A Pro Bowl star could be in the midst of his final season with the Dallas Cowboys.
As mentioned by Jess Haynie of SB Nation’s Blogging the Boys, running back Tony Pollard is not having a good season. In his first season as the Cowboys’ featured back, the 26-year-old is averaging just 3.9 yards per carry and has been ineffective in the red zone with just two rushing touchdowns to show.
Haynie mentions Pollard’s declining statistics as the featured back compared to his efficiency as a complementary back alongside starter Ezekiel Elliott last season.
“As the change-up runner behind Ezekiel Elliott for the last few years, Pollard’s been a potent weapon,” writes Haynie. “It was enough to get him the franchise tag last spring, a one-year deal for $10.1 million. Pollard is one of the top-10 backs in the NFL in terms of compensation but has since plummeted in per-touch average (3.9 ypc) and per-game average (58.8 ypg). After scoring 12 total touchdowns in 2022 Pollard has two so far this year.”
Tony Pollard’s Efficiency Has Seen Stark Decline as Featured Back
Pollard was one of the league’s most efficient runners over the past two seasons, averaging 5.2 yards per carry during the 2022 season (seventh-best in the NFL) and 5.5 yards per carry during the 2021 season (fifth-best in the NFL).

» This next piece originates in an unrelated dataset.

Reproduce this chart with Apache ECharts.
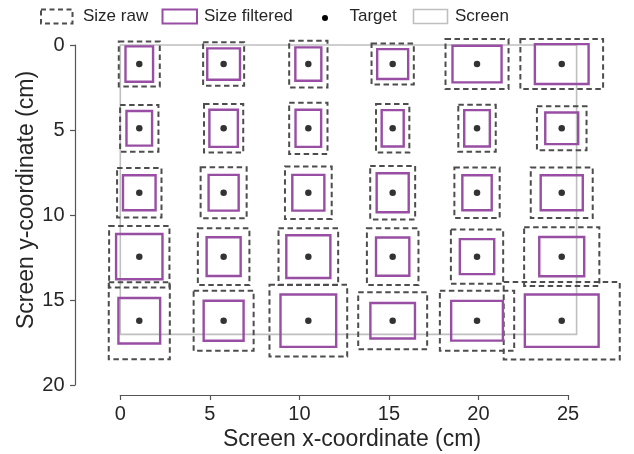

To top it all off, he actually posted 12 total touchdowns in 2022, the eighth-best mark in the NFL.
However, this season has seen Pollard’s efficiency declined drastically. It could be due to wear and tear with Pollard ranking seventh in the league with 164 touches. It’s worth noting Pollard never led the Cowboys in carries or touches prior to this season. Or it could be the change in offensive philosophy with Mike McCarthy taking over for former offensive coordinator Kellen Moore.
Cowboys Hold Leverage in Contract Talks With Tony Pollard
Whatever the case may be, the lack of efficiency is working against Pollard as he seeks to gain a long-term contract in the offseason. With Pollard currently playing under the $10.1 million franchise tag, the Cowboys could simply allow him to walk in free agency. Or they could seek to sign him to a cheap deal that brings him back for another season.
Long story short, all of the leverage is in the Cowboys’ hands — especially when you factor in the weakened market for running backs.
“Again, the Cowboys could easily move on after this season,” writes Haynie. “They have plenty of reasons to reduce payroll at running back and reallocate that money to other positions. But the irony here is that success was more likely to make 2023 Tony Pollard’s last season in Dallas, while the current struggles could make it easier for him to return.”
Despite his decline in production, Spotrac still projects Pollard to have a market value of $10.7 million per year across three seasons for a total of $32.3 million. However, it’s hard to envision Pollard garnering that type of contract from any team. When one factors in that the offseason’s biggest running back signing — Miles Sanders of the Carolina Panthers — has completely flopped in his first season with his new team and that Jonathan Taylor has struggled — averaging just 3.8 yards per carry — after signing his three-year, $42 million extension with the Indianapolis Colts, Pollard doesn’t have any leverage.
It’ll be interesting to see what the Cowboys do at running back in the offseason. They could allow Pollard to walk and draft a young runner, bring back Rico Dowdle as the starter or simply bring Pollard back at a reduced rate.